Two decades ago, the U.S. and Canada generated more than 60% of global cereal sales. Today, the majority of cereal sales are in markets outside of North America. Powell said General Mills expects this split to widen, as international markets continue to grow at a faster pace. Today, one third of General Mills’ global cereal sales are generated outside of the U.S., with most of these international sales coming from CPW. CPW has been leading category growth in markets across the globe, he noted.

“We think the cereal category is poised for continued growth, as people around the world embrace the benefits of cereal,” said Powell. “Cereal offers nutrition, convenience, variety and value – important food attributes to consumers everywhere.”

Despite these benefits, cereal consumption today is very concentrated. The U.S., U.K., Canada and Australia combined represent 54% of total cereal consumption. Yet those four regions comprise just 6 percent of the world’s population. Powell said emerging markets represent the growth for ready-to-eat cereal.
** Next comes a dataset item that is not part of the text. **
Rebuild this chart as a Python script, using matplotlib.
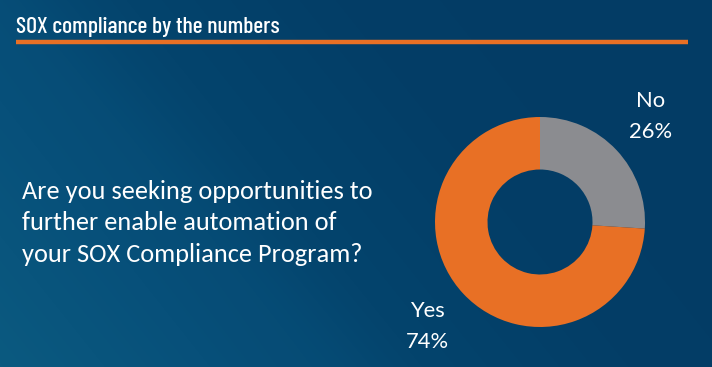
import numpy as np
import matplotlib.pyplot as plt
from matplotlib.colors import LinearSegmentedColormap

# chart content
title = "SOX compliance by the numbers"
question_lines = [
    "Are you seeking opportunities to",
    "further enable automation of",
    "your SOX Compliance Program?",
]
answers = ["No", "Yes"]
shares = [26, 74]
answer_colors = ["#8b8c90", "#e87025"]

W, H = 712, 367

fig = plt.figure(figsize=(W / 100, H / 100), dpi=100)

# background: diagonal blue gradient with soft bands
bg = fig.add_axes([0, 0, 1, 1])
yy, xx = np.mgrid[0:H, 0:W]
t = (xx / W) * 0.85 + (1 - yy / H) * 0.35
t = np.clip(t, 0, 1)
band = 0.04 * np.exp(-((xx + (H - yy) * 0.9 - 330) / 60.0) ** 2)
t = np.clip(t - band, 0, 1)
cmap = LinearSegmentedColormap.from_list(
    "bg", ["#0b5a80", "#07507a", "#04446d", "#033e67", "#033c65"])
bg.imshow(t, cmap=cmap, aspect="auto", extent=[0, W, H, 0], vmin=0, vmax=1)
bg.set_xlim(0, W)
bg.set_ylim(H, 0)
bg.axis("off")

# title and orange rule
bg.text(16, 33, title, color="white", fontsize=17.0,
        family="Barlow Condensed", weight="medium",
        ha="left", va="baseline")
bg.plot([16, 688], [41.5, 41.5], color="#e87025", lw=3.2,
        solid_capstyle="butt")

# question
for i, line in enumerate(question_lines):
    bg.text(22, 199 + 31.3 * i, line, color="white", fontsize=19.0,
            family="Carlito", ha="left", va="baseline")

# donut
ax = fig.add_axes([435 / W, 40 / H, 210 / W, 210 / H])
ax.pie(shares, colors=answer_colors, startangle=90, counterclock=False,
       radius=1.0, wedgeprops=dict(width=0.5, edgecolor="none"))
ax.set_xlim(-1, 1)
ax.set_ylim(-1, 1)
ax.set_aspect("equal")
ax.axis("off")

label_pos = [(651, 101), (427, 311)]
for name, val, (lx, ly) in zip(answers, shares, label_pos):
    bg.text(lx, ly, name, color="white", fontsize=15.8, family="Lato",
            ha="center", va="center")
    bg.text(lx, ly + 31.5, f"{val}%", color="white", fontsize=15.8,
            family="Lato", ha="center", va="center")

fig.savefig("out.png", dpi=100)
As the number of middle-class consumers increases in many countries, the demand for healthy and convenient branded foods will rise.

CPW is the share leader in these emerging markets, including in Russia and Turkey. Powell said CPW has been in many of these markets for more than a decade, so “we’ve got a great base to build from.”

In Russia, cereal category sales have more than tripled spanning the past decade to reach $250 million, and CPW leads the market with a roughly 50% share. CPW’s advertising in Russia is a mix of brand-focused spots, along with ads that compare its cereals to a traditional, porridge-based Russian breakfast. Today, Russia is CPW’s biggest market for Nesquik cereal. The company sees great growth ahead in this emerging market.

Turkey is another market showing growth in cereal consumption. The cereal category there is now four times the size it was 10 years ago. CPW has a strong share position there, too, with 60 percent of category sales. As in Russia, CPW’s advertising in Turkey showcases the benefits of cereal relative to traditional breakfast options.